Saudi Arabia not doing enough to combat MERS – WHO
"Critical gaps in knowledge remain, and several challenges ... will require further work," experts who are part of an investigative WHO committee said in a joint statement. "How and why infections occur in the community is yet to be understood, and this is critical for stopping the outbreak.”
Since 2012, more than 1,000 cases of Middle East Respiratory Syndrome (MERS) have been reported and almost 400 deaths. Infection has been confirmed in the US, France, the UK and other countries, usually after travel to Saudi Arabia, where the virus was first identified.
Preliminary studies have linked the disease to camel milk and urine, but experts say the way the virus is transferred remains unclear. Many of those infected have had no contact with camels, according to researchers.

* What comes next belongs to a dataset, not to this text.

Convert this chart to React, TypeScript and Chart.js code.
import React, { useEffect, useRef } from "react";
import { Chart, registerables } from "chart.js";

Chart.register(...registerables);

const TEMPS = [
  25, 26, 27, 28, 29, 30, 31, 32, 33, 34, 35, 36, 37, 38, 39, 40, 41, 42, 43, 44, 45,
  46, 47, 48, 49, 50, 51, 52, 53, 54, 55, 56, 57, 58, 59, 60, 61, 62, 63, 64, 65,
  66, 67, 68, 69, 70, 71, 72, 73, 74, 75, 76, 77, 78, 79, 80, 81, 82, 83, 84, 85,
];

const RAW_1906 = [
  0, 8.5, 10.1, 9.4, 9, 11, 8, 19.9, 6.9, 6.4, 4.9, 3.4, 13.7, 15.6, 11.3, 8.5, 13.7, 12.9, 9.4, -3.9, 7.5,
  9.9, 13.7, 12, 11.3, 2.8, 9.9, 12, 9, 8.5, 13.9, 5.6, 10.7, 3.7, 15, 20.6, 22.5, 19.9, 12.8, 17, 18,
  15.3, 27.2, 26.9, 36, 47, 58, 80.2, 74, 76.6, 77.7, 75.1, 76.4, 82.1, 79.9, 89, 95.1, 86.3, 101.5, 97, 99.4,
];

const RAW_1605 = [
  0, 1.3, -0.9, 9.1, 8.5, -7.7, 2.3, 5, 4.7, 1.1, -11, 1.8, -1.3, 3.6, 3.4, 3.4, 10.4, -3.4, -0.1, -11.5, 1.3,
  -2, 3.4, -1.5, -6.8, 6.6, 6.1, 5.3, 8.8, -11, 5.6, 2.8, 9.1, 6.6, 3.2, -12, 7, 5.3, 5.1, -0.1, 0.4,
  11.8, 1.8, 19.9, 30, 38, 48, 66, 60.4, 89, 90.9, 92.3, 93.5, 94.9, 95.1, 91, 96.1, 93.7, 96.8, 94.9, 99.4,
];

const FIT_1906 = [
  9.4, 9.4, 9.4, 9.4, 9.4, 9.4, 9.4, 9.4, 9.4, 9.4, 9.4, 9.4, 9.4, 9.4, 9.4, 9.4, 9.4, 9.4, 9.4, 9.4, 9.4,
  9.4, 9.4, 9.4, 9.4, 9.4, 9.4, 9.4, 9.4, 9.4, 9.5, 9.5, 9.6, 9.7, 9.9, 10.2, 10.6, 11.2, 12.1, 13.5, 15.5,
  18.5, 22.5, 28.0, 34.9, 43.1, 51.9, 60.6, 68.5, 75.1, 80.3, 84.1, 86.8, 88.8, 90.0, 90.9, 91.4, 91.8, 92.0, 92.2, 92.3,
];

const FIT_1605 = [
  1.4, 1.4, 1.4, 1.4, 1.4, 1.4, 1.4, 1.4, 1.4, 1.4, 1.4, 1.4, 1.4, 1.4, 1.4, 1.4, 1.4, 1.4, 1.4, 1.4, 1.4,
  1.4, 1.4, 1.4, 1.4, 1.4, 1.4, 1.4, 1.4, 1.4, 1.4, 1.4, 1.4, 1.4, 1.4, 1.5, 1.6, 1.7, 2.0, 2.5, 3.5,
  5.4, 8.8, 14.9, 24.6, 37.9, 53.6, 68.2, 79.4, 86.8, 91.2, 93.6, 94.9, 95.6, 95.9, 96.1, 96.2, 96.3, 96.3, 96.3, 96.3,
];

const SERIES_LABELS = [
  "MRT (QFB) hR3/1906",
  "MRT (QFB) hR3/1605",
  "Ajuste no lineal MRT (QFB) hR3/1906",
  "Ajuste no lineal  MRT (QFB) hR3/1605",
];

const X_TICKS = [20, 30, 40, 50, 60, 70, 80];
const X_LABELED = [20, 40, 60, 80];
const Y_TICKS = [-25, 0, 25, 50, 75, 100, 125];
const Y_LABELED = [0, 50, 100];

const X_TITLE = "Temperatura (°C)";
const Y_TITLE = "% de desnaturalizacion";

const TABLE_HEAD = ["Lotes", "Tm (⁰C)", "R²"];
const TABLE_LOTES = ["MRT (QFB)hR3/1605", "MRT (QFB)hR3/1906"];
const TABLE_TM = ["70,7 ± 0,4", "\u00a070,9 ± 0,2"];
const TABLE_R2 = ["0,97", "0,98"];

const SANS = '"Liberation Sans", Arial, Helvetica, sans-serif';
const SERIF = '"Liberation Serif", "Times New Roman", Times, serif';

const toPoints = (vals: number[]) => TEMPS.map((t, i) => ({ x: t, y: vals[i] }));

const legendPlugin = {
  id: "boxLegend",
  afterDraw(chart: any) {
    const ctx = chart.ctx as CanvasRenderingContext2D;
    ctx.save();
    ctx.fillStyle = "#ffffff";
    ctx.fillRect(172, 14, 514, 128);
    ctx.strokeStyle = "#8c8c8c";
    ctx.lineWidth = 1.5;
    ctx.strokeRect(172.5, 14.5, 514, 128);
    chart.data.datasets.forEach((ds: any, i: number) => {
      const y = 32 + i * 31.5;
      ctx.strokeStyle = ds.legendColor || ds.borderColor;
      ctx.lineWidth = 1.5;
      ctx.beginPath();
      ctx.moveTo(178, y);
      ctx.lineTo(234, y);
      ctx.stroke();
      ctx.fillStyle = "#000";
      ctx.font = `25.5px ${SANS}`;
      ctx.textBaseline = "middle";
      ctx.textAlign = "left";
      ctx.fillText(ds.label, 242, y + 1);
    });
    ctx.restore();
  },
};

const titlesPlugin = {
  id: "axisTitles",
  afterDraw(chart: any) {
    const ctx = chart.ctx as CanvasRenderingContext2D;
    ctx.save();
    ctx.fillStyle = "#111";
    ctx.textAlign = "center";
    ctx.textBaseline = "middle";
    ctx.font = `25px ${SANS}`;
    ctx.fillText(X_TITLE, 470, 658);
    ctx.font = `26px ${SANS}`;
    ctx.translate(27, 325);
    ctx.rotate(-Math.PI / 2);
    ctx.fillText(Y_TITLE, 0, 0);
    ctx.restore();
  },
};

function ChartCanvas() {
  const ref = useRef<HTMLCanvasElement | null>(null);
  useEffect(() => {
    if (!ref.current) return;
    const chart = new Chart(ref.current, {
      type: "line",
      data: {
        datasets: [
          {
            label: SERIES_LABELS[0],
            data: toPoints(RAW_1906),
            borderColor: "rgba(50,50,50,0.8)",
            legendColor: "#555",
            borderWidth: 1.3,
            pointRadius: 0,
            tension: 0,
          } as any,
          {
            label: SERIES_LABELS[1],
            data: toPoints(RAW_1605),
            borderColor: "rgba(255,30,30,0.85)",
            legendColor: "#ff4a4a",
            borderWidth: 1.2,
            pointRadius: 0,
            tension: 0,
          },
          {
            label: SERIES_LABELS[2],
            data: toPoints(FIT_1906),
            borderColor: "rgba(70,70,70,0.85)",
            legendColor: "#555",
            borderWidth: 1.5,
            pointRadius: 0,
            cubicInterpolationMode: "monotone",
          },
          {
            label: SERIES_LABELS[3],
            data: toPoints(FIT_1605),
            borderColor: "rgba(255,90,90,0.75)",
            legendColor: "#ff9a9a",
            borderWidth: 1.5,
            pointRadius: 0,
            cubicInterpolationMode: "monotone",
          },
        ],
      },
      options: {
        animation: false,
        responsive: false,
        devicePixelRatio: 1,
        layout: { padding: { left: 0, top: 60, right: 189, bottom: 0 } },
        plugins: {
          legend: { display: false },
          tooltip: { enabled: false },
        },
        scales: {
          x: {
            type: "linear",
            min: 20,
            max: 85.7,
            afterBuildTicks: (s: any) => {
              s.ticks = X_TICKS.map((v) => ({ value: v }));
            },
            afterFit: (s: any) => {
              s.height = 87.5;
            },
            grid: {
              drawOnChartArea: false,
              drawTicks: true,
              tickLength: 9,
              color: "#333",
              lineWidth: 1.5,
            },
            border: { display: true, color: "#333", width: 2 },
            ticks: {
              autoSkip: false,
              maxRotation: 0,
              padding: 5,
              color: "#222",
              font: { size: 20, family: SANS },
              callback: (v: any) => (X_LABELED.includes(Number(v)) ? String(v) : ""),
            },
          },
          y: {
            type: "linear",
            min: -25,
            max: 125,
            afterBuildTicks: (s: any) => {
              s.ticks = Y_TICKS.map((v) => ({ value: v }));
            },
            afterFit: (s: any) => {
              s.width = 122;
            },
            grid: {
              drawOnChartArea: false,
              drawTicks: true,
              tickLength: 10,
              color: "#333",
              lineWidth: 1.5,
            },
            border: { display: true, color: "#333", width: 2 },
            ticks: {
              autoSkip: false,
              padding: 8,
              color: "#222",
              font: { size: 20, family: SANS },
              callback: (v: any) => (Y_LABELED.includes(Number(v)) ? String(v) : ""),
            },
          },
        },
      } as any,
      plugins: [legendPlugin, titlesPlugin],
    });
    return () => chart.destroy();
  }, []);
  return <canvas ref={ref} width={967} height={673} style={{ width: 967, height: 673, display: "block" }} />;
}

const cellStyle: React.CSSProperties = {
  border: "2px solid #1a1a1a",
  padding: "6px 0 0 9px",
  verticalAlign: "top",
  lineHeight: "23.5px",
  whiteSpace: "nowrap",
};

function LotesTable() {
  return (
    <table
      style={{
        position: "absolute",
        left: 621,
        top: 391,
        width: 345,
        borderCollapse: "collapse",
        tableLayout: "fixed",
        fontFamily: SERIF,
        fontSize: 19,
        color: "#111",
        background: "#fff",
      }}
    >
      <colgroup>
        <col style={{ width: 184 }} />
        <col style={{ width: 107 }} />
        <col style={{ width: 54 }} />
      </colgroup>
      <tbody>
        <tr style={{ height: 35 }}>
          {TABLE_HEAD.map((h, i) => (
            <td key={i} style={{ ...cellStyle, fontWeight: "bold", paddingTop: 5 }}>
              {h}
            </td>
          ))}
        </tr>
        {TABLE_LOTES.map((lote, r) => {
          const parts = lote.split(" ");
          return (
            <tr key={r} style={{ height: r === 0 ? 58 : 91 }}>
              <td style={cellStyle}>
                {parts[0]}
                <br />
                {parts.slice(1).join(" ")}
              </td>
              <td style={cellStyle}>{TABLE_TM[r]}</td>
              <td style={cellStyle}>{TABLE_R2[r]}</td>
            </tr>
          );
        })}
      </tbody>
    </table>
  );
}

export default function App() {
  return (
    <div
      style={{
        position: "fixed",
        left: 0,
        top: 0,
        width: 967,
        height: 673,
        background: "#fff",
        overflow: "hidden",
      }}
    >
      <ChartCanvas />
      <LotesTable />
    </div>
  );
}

"There are so many aspects of the virus that are still unknown," said Berhe Tekola, director of the FAO's animal production and health division.
WHO Assistant Director General Keiji Fukuda said although some progress has been made in fighting MERS in hospitals, key infection prevention strategies are routinely violated.
"When health workers are infected at work, this puts other healthcare workers at risk, but also can be a risk to all other patients," he said. "Understanding where the breach in these measures is occurring and taking the steps needed to fully implement infection prevention and control measures can put an end to these infections."
MERS is a type of coronavirus that causes respiratory complications. Its symptoms include fever, cough and shortness of breath. The WHO cautioned against drinking raw camel milk or urine, and encouraged observing food hygiene practices to avoid the disease.